Cully Stimson provoked legitimate outrage because he sought to encourage sanctions against private attorneys for the mere fact they represented military detainees. His remarks were contemptible because they struck at the principles upon which the American justice system depends. Colonel Davis, on the other hand, criticized a military officer (in a different service) who is serving as a detainee’s defense attorney for specific conduct — public statements to the Australian press about the U.S. government’s conduct. Regardless of whether Col. Davis’ criticisms of Major Michael Mori are correct on the merits, his remarks are not comparable to those of Cully Stimson.
As the comments to my last post indicate, some disagree. Mark Kleiman is outraged by Colonel Davis’ comments, likening the Gitmo prosecutor’s remarks to Stalinist persecution of political dissidents.
Back in the Stalinist days of the Soviet Union, someone could be held in prison without charges for five years, tortured, and then charged under a law that hadn’t even been passed when he was picked up. If he ever got a trial at all and his defense attorney, in the course of defending him, dared to criticize the Party Secretary or the Defense Minister, the prosecutor could charge the defense attorney with “using contemptuous language toward high officials,” a charge for which the defense attorney could be sent to prison.
Aren’t you glad we don’t live in such a country?
Oh, wait …
I think the comparison is more than a bit overwrought.
Major Mori is not a private defense attorney, or even a public defender. He is a military officer. As such, he is bound by the military’s code of conduct, whether or not he’s representing a detainee or anyone else. Thus, he does not have the same freedom to fly around the world giving press conferences and stirring up political opposition to the prosecution of his client as do private attorneys — but this was true before he started representing alleged enemy combatant David Hicks. The limitations on what Major Mori can say are a consequence of his being a military officer, not his participation in this case. Defense attorneys remain perfectly free to criticize their government and public officials without fear of government retribution. I agree with Kleiman that military commissions are less hospitable to defendants than civil courts, and I am willing to believe that the charges against David Hicks may be overstated, but that doesn’t make Col. Davis’ recent comments tantamount to Stalinist persecution.

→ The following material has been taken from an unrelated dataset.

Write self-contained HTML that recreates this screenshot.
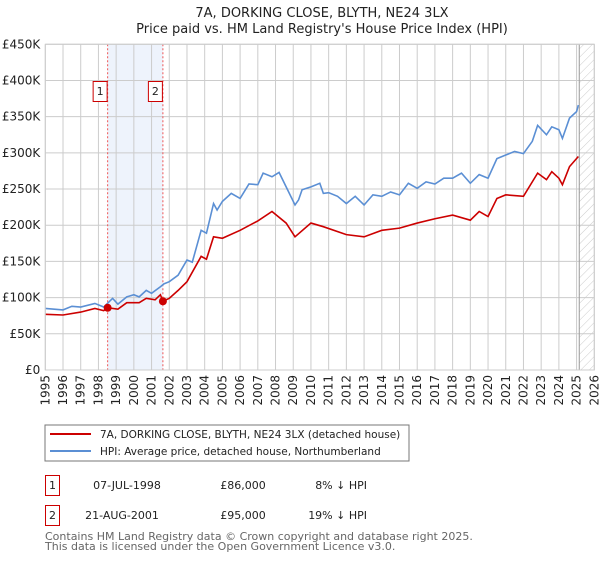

While I am willing to give Col. Davis a clean bill of health for his latest remarks, it appears Davis said some things last year that may have put him in Cully Stimson territory. As reported by Tony Mauro in the Legal Times last March, at a press conference in Guantanamo, Davis said it was “ironic” that the same law firms that represent corporations with large defense contracts were also doing pro bono work for detainees.
The nearly united front among the nation’s legal elite against the White House has not gone unnoticed by the administration. In remarks at a press conference at Guantanamo Bay Naval Base earlier this month, the Defense Department’s chief prosecutor for the military commissions there, Air Force Colonel Moe Davis, said it was “ironic” that big law firms representing large defense contractors such as Boeing Corp. allow their lawyers to represent Guantanamo detainees pro bono.
Miami lawyer Neal Sonnett, the American Bar Association’s observer in Guantanamo, said when he heard the comment he took immediate exception, saying at a press conference that if it was meant to intimidate law firms, “it was beneath Colonel Davis’ rank and status.”
Sonnett, a former president of the National Association of Criminal Defense Lawyers, added, “These lawyers and their firms are true patriots.”
Some who heard Davis’ remarks thought he was referring specifically to Perkins Coie, the Seattle firm that has represented Hamdan from the beginning of his challenge to his detention in 2004. Perkins Coie is one of several law firms employed by Boeing, and one of the firm’s lawyers will be at the counsel table when Georgetown University Law Center professor Neal Katyal argues Hamdan’s case before the Court.
“If it was directed at us, it was out of line,” said Perkins Coie partner Harry Schneider Jr., who has taken the lead in the firm’s representation of Hamdan. Schneider said the firm has never heard negative feedback from any client about its representation of Hamdan.
Obviously there may be more to what Davis said last year, and it would be important to judge his remarks in context. (Stimson’s comments, it should be noted, acutally looked worse when placed in their full in context.) Nonetheless, it seems that Col. Davis may have pulled a Cully Stimson before Cully Stimson did. If so, these earlier remarks — rather than his recent comments — are what is worthy of rebuke.